After getting out of mud-hell we decided to motor until we could catch our breath. I went to the Bow to tidy up the main sheet when I heard Sophi ask where the dingy was. The mere fact that she had to ask meant it wasn't where it was supposed to be and was probbly trying to find rocks somewhere. A quick look back confirmed that Triton was not attached to any of the stern cleats and was in fact bobbing happily a hundred yards behind us. It was clear, the time for a U-turn was upon us. Sophi's first attempt at collecting our dingy ended when she smacked into it, I tried to hook the seat but it just came off under the stress. I let go of the hook, allowing the seat to return unsecured to the dingy. It is apparent that we have bad luck with boat hooks. On her second attempt Sophi kept the dingy just off to starboard and I used our deck brush, aka backup boat hook, to get a hand on the dingy painter. Mission complete! Gosh, we need practice.

After about 6 miles of great sailing we were between Mackworth and Great Diamond Island and things were going great, the sun was out, the wind was good and wait... what the heck... some wahoo in a power boat was flying around us like a maniac. It was our chauffeur, aka Sophi's dad. We had called him earlier and realized that he wanted dinner. I was going to make him work for it. I called him up alongside of us to give him a camera, the pictures he took are what you have been looking at. Off to our port was a vintage sailing vessel Bagheera, she is a wooden sloop and she is big! We tacked all around each other for about an hour, it was really incredible just to be in her company.
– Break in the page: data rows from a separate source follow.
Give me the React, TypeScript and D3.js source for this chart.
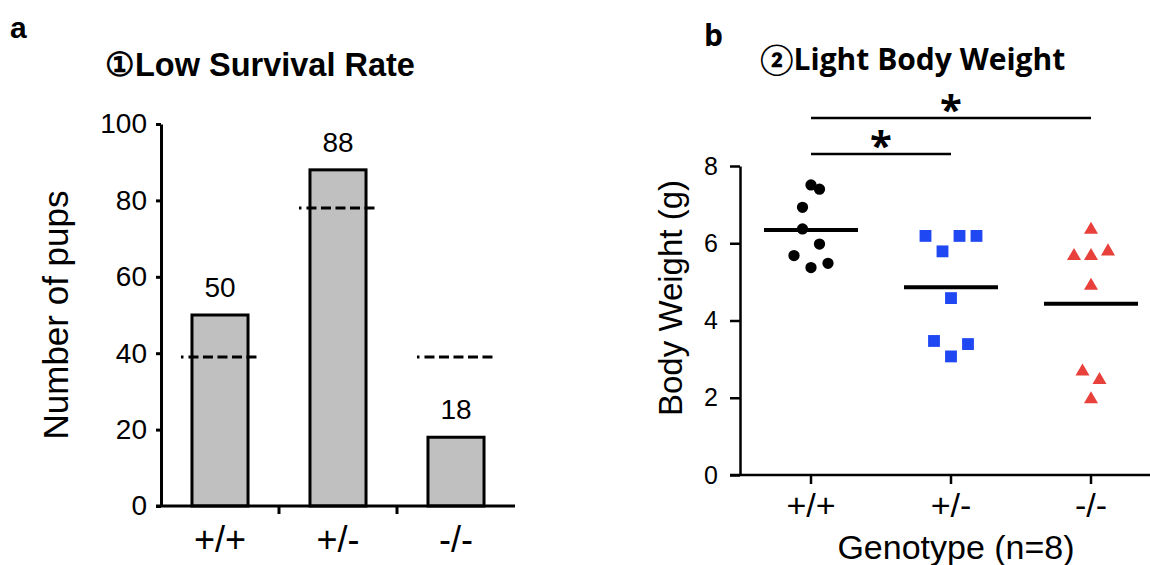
import React, { useEffect, useRef } from 'react';
import * as d3 from 'd3';

const genotypes = ['+/+', '+/-', '-/-'];

// a: number of pups per genotype, and the expected (Mendelian) count
const pupCounts = [50, 88, 18];
const expectedPups = [39, 78, 39];
const pupTicks = [0, 20, 40, 60, 80, 100];

// b: body weight (g), n=8 per genotype
const weightWT = [7.51, 7.4, 6.93, 6.37, 5.98, 5.68, 5.37, 5.48];
const weightHet = [6.19, 6.19, 6.19, 5.79, 4.58, 3.47, 3.39, 3.07];
const weightKO = [6.35, 5.67, 5.67, 5.79, 4.9, 2.68, 2.46, 1.96];
// column-scatter dodge slot of each point
const dodgeWT = [0, 1, -1, -1, 1, -2, 0, 2];
const dodgeHet = [-3, 1, 3, -1, 0, -2, 2, 0];
const dodgeKO = [0, -2, 0, 2, 0, -1, 1, 0];
const weightTicks = [0, 2, 4, 6, 8];
const comparisons = [
  { from: '+/+', to: '+/-', label: '*' },
  { from: '+/+', to: '-/-', label: '*' },
];

const helv = '"Liberation Sans", Arial, Helvetica, sans-serif';
const calibri = '"Open Sans", Lato, sans-serif';

export default function App() {
  const ref = useRef<SVGSVGElement>(null);

  useEffect(() => {
    const svg = d3.select(ref.current);
    svg.selectAll('*').remove();

    // ---------- panel a ----------
    const a = svg.append('g');
    const xA = d3
      .scaleBand()
      .domain(genotypes)
      .range([161, 515])
      .paddingInner(0.525)
      .paddingOuter(0.2625);
    const yA = d3.scaleLinear().domain([0, 100]).range([506, 124]);

    a.append('text')
      .attr('x', 10)
      .attr('y', 38)
      .attr('font-family', helv)
      .attr('font-weight', 'bold')
      .attr('font-size', 30)
      .text('a');

    a.append('text')
      .attr('x', 105)
      .attr('y', 76)
      .attr('font-family', helv)
      .attr('font-weight', 'bold')
      .attr('font-size', 32.5)
      .text('①Low Survival Rate');

    // bars
    a.append('g')
      .selectAll('rect')
      .data(pupCounts)
      .join('rect')
      .attr('x', (d, i) => xA(genotypes[i]))
      .attr('y', (d) => yA(d))
      .attr('width', xA.bandwidth())
      .attr('height', (d) => yA(0) - yA(d))
      .attr('fill', '#c0c0c0')
      .attr('stroke', '#000')
      .attr('stroke-width', 3);

    // expected counts
    a.append('g')
      .selectAll('line')
      .data(expectedPups)
      .join('line')
      .attr('x1', (d, i) => xA(genotypes[i]) - 11)
      .attr('x2', (d, i) => xA(genotypes[i]) + xA.bandwidth() + 11)
      .attr('y1', (d) => yA(d))
      .attr('y2', (d) => yA(d))
      .attr('stroke', '#000')
      .attr('stroke-width', 3)
      .attr('stroke-dasharray', '2.5 5 10 4.5 10 4.5 10 4.5 10 4.5 10 4.5');

    // value labels
    a.append('g')
      .selectAll('text')
      .data(pupCounts)
      .join('text')
      .attr('x', (d, i) => xA(genotypes[i]) + xA.bandwidth() / 2)
      .attr('y', (d) => yA(d) - 18)
      .attr('text-anchor', 'middle')
      .attr('font-family', helv)
      .attr('font-size', 28)
      .text((d) => d);

    // y axis
    const yAxisA = a
      .append('g')
      .attr('transform', 'translate(161,0)')
      .call(
        d3
          .axisLeft(yA)
          .tickValues(pupTicks)
          .tickSize(5)
          .tickSizeOuter(0)
          .tickPadding(9),
      );
    yAxisA.selectAll('path, line').attr('stroke', '#000').attr('stroke-width', 3);
    yAxisA
      .selectAll('text')
      .attr('font-family', helv)
      .attr('font-size', 28)
      .attr('fill', '#000');

    // x axis
    a.append('line')
      .attr('x1', 156)
      .attr('x2', 515)
      .attr('y1', yA(0))
      .attr('y2', yA(0))
      .attr('stroke', '#000')
      .attr('stroke-width', 3);
    a.append('g')
      .selectAll('line')
      .data(genotypes.slice(1))
      .join('line')
      .attr('x1', (d) => xA(d) - (xA.step() - xA.bandwidth()) / 2)
      .attr('x2', (d) => xA(d) - (xA.step() - xA.bandwidth()) / 2)
      .attr('y1', yA(0))
      .attr('y2', yA(0) + 8)
      .attr('stroke', '#000')
      .attr('stroke-width', 3);
    a.append('g')
      .selectAll('text')
      .data(genotypes)
      .join('text')
      .attr('x', (d) => xA(d) + xA.bandwidth() / 2)
      .attr('y', 552)
      .attr('text-anchor', 'middle')
      .attr('font-family', helv)
      .attr('font-size', 36)
      .text((d) => d);

    a.append('text')
      .attr('transform', 'translate(68,315) rotate(-90)')
      .attr('text-anchor', 'middle')
      .attr('font-family', helv)
      .attr('font-size', 35)
      .text('Number of pups');

    // ---------- panel b ----------
    const b = svg.append('g');
    const xB = d3.scaleBand().domain(genotypes).range([741, 1161]);
    const yB = d3.scaleLinear().domain([0, 8]).range([475, 166]);
    const dodge = 8.5;

    b.append('text')
      .attr('x', 704)
      .attr('y', 46)
      .attr('font-family', calibri)
      .attr('font-weight', 'bold')
      .attr('font-size', 30)
      .text('b');

    b.append('text')
      .attr('x', 760)
      .attr('y', 70)
      .attr('font-family', calibri)
      .attr('font-weight', 'bold')
      .attr('font-size', 30)
      .text('②Light Body Weight');

    // significance brackets
    comparisons.forEach((c, i) => {
      const ly = yB(8) - 12 - i * 36;
      const x1 = xB(c.from) + xB.bandwidth() / 2;
      const x2 = xB(c.to) + xB.bandwidth() / 2;
      b.append('line')
        .attr('x1', x1)
        .attr('x2', x2)
        .attr('y1', ly)
        .attr('y2', ly)
        .attr('stroke', '#000')
        .attr('stroke-width', 2.5);
      b.append('text')
        .attr('x', (x1 + x2) / 2)
        .attr('y', ly + 6)
        .attr('text-anchor', 'middle')
        .attr('font-family', calibri)
        .attr('font-weight', 'bold')
        .attr('font-size', 40)
        .text(c.label);
    });

    // y axis
    const yAxisB = b
      .append('g')
      .attr('transform', 'translate(740,0)')
      .call(
        d3
          .axisLeft(yB)
          .tickValues(weightTicks)
          .tickSize(10)
          .tickSizeOuter(0)
          .tickPadding(12),
      );
    yAxisB.selectAll('path, line').attr('stroke', '#000').attr('stroke-width', 2.5);
    yAxisB
      .selectAll('text')
      .attr('font-family', helv)
      .attr('font-size', 25)
      .attr('fill', '#000');

    // x axis
    b.append('line')
      .attr('x1', 730)
      .attr('x2', 1150)
      .attr('y1', yB(0))
      .attr('y2', yB(0))
      .attr('stroke', '#000')
      .attr('stroke-width', 2.5);
    b.append('g')
      .selectAll('line')
      .data(genotypes)
      .join('line')
      .attr('x1', (d) => xB(d) + xB.bandwidth() / 2)
      .attr('x2', (d) => xB(d) + xB.bandwidth() / 2)
      .attr('y1', yB(0))
      .attr('y2', yB(0) + 9)
      .attr('stroke', '#000')
      .attr('stroke-width', 2.5);
    b.append('g')
      .selectAll('text')
      .data(genotypes)
      .join('text')
      .attr('x', (d) => xB(d) + xB.bandwidth() / 2)
      .attr('y', 517)
      .attr('text-anchor', 'middle')
      .attr('font-family', helv)
      .attr('font-size', 34)
      .text((d) => d);

    b.append('text')
      .attr('x', 956)
      .attr('y', 559)
      .attr('text-anchor', 'middle')
      .attr('font-family', helv)
      .attr('font-size', 34)
      .text('Genotype (n=8)');

    b.append('text')
      .attr('transform', 'translate(682,298) rotate(-90)')
      .attr('text-anchor', 'middle')
      .attr('font-family', helv)
      .attr('font-size', 33)
      .text('Body Weight (g)');

    const groups = [
      { g: '+/+', values: weightWT, slots: dodgeWT, symbol: d3.symbolCircle, size: 100, color: '#000' },
      { g: '+/-', values: weightHet, slots: dodgeHet, symbol: d3.symbolSquare, size: 140, color: '#1f47f2' },
      { g: '-/-', values: weightKO, slots: dodgeKO, symbol: d3.symbolTriangle, size: 85, color: '#e8403a' },
    ];

    groups.forEach((grp) => {
      const cx = xB(grp.g) + xB.bandwidth() / 2;
      b.append('g')
        .selectAll('path')
        .data(grp.values)
        .join('path')
        .attr('transform', (d, i) => `translate(${cx + grp.slots[i] * dodge},${yB(d)})`)
        .attr('d', d3.symbol().type(grp.symbol).size(grp.size)())
        .attr('fill', grp.color);
      const m = d3.mean(grp.values);
      b.append('line')
        .attr('x1', cx - 47)
        .attr('x2', cx + 47)
        .attr('y1', yB(m))
        .attr('y2', yB(m))
        .attr('stroke', '#000')
        .attr('stroke-width', 4);
    });
  }, []);

  return (
    <svg
      ref={ref}
      width={1150}
      height={565}
      style={{ position: 'absolute', left: 0, top: 0, background: '#fff' }}
    />
  );
}
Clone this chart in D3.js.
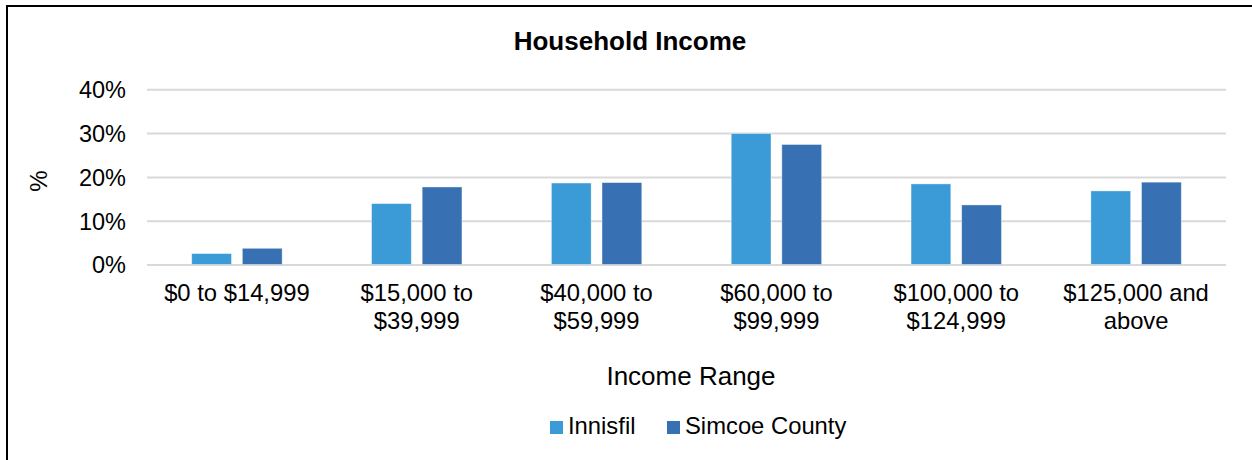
<!DOCTYPE html>
<html>
<head>
<meta charset="utf-8">
<script src="https://cdn.jsdelivr.net/npm/d3@7"></script>
<style>
  html, body { margin: 0; padding: 0; background: #fff; }
  svg { display: block; font-family: "Liberation Sans", Arial, sans-serif; }
</style>
</head>
<body>
<svg id="chart" width="1252" height="460"></svg>
<script>
// Household income distribution, share of households per income range
const categories = [
  ["$0 to $14,999"],
  ["$15,000 to", "$39,999"],
  ["$40,000 to", "$59,999"],
  ["$60,000 to", "$99,999"],
  ["$100,000 to", "$124,999"],
  ["$125,000 and", "above"]
];
const seriesNames = ["Innisfil", "Simcoe County"];
const innisfil = [2.5, 13.9, 18.6, 29.9, 18.4, 16.8];
const simcoe   = [3.7, 17.7, 18.7, 27.4, 13.6, 18.8];
const yTicks = [0, 10, 20, 30, 40];
const colors = ["#3A9BD6", "#3770B3"];

const seriesValues = [innisfil, simcoe];
const catKeys = categories.map(c => c.join(" "));

const svg = d3.select("#chart");

// frame (top and left edges)
svg.append("path")
  .attr("d", "M7,460 V6 H1252")
  .attr("fill", "none")
  .attr("stroke", "#000")
  .attr("stroke-width", 2);

const plot = { left: 147, right: 1226, top: 89.3, bottom: 264.5 };

const x0 = d3.scaleBand().domain(catKeys).range([plot.left, plot.right]).padding(0);
const groupInset = x0.bandwidth() * 0.2486;
const x1 = d3.scaleBand().domain(seriesNames)
  .range([groupInset, x0.bandwidth() - groupInset])
  .paddingInner(0.2144);
const y = d3.scaleLinear().domain([0, 40]).range([plot.bottom, plot.top]);

// title
svg.append("text")
  .attr("x", 630).attr("y", 50)
  .attr("text-anchor", "middle")
  .attr("font-size", 26).attr("font-weight", "bold")
  .attr("fill", "#000")
  .text("Household Income");

// horizontal gridlines
const yAxis = d3.axisLeft(y).tickValues(yTicks).tickFormat(d => d + "%")
  .tickSize(-(plot.right - plot.left)).tickPadding(21);
const gy = svg.append("g").attr("transform", `translate(${plot.left},0)`).call(yAxis);
gy.select(".domain").remove();
gy.selectAll(".tick line").attr("stroke", "#D9D9D9").attr("stroke-width", 2);
gy.selectAll(".tick text")
  .attr("font-size", 23.5).attr("fill", "#000")
  .attr("font-family", "'Liberation Sans', Arial, sans-serif")
  .attr("dy", "0.36em");

// y-axis title
svg.append("text")
  .attr("transform", "translate(47,181) rotate(-90)")
  .attr("text-anchor", "middle")
  .attr("font-size", 24).attr("fill", "#000")
  .text("%");

// bars
const groups = svg.append("g").selectAll("g")
  .data(catKeys)
  .join("g")
  .attr("transform", d => `translate(${x0(d)},0)`);

groups.selectAll("rect")
  .data((d, i) => seriesNames.map((s, j) => ({ s, v: seriesValues[j][i], j })))
  .join("rect")
  .attr("x", d => x1(d.s))
  .attr("y", d => y(d.v))
  .attr("width", x1.bandwidth())
  .attr("height", d => y(0) - y(d.v))
  .attr("fill", d => colors[d.j])
  .attr("stroke", "#ffffff")
  .attr("stroke-opacity", 0.5)
  .attr("stroke-width", 0.8);

// category labels
const xl = svg.append("g").selectAll("text")
  .data(categories)
  .join("text")
  .attr("x", (d, i) => x0(catKeys[i]) + x0.bandwidth() / 2)
  .attr("y", 301)
  .attr("text-anchor", "middle")
  .attr("font-size", 23.8).attr("fill", "#000");
xl.selectAll("tspan")
  .data(d => d)
  .join("tspan")
  .attr("x", function() { return this.parentNode.getAttribute("x"); })
  .attr("dy", (d, i) => i === 0 ? 0 : 28)
  .text(d => d);

// x-axis title
svg.append("text")
  .attr("x", 691).attr("y", 385)
  .attr("text-anchor", "middle")
  .attr("font-size", 26).attr("fill", "#000")
  .text("Income Range");

// legend
const legendX = [550, 667];
const legend = svg.append("g").selectAll("g")
  .data(seriesNames)
  .join("g")
  .attr("transform", (d, i) => `translate(${legendX[i]},421)`);
legend.append("rect")
  .attr("width", 13).attr("height", 13)
  .attr("fill", (d, i) => colors[i]);
legend.append("text")
  .attr("x", 18).attr("y", 13)
  .attr("font-size", 23.8).attr("fill", "#000")
  .text(d => d);
</script>
</body>
</html>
Sophi's dad found us the scummiest mooring pennant, in hopes that its user would not be around. It was here that we spent the night.

On Sunday, we listened to some great local music at Portland's Old Port Fest (thank you Pete Kilpatrick!) When he was done, we thought we should be going back to Freeport. We were able to sail off our mooring taking advantage of the tide and running downwind toward Freeport. Running has to be the hardest way to sail because you are in the wind so you don't actually feel like any wind is present. All you can do is keep the sails full and think, "I will get there soon." I had Sophi take us home while I wired our brand new fresh-water pump for our galley. When I was done, I tried fishing. I had a feathery-looking lure that I'm told stripers just cant get enough of. I would cast in front of the boat and reel in the line to keep the lure in about the same place, instead of letting it skip across the surface. Still no fish, but before the summer is over, I vow to catch one. We sailed almost right up to the entrance of the Harrasseeket before the rain started to drop and the outboard was kicked over. We motored over to Brewer's dock to unload some gear and take showers. We also decided to test our new water pump by filling the holding tank and after a few minutes worth of filling, we could pump water into our sink! Cross it off the list.

When the summer is over, I bet I will be amazed to look at where we started: a couple of kids in love with each other, sailing and with a boat that needs a lot of love. To where the summer ends... with who knows` how many experiences. Some may be good some may be bad, but all will be remembered fondly.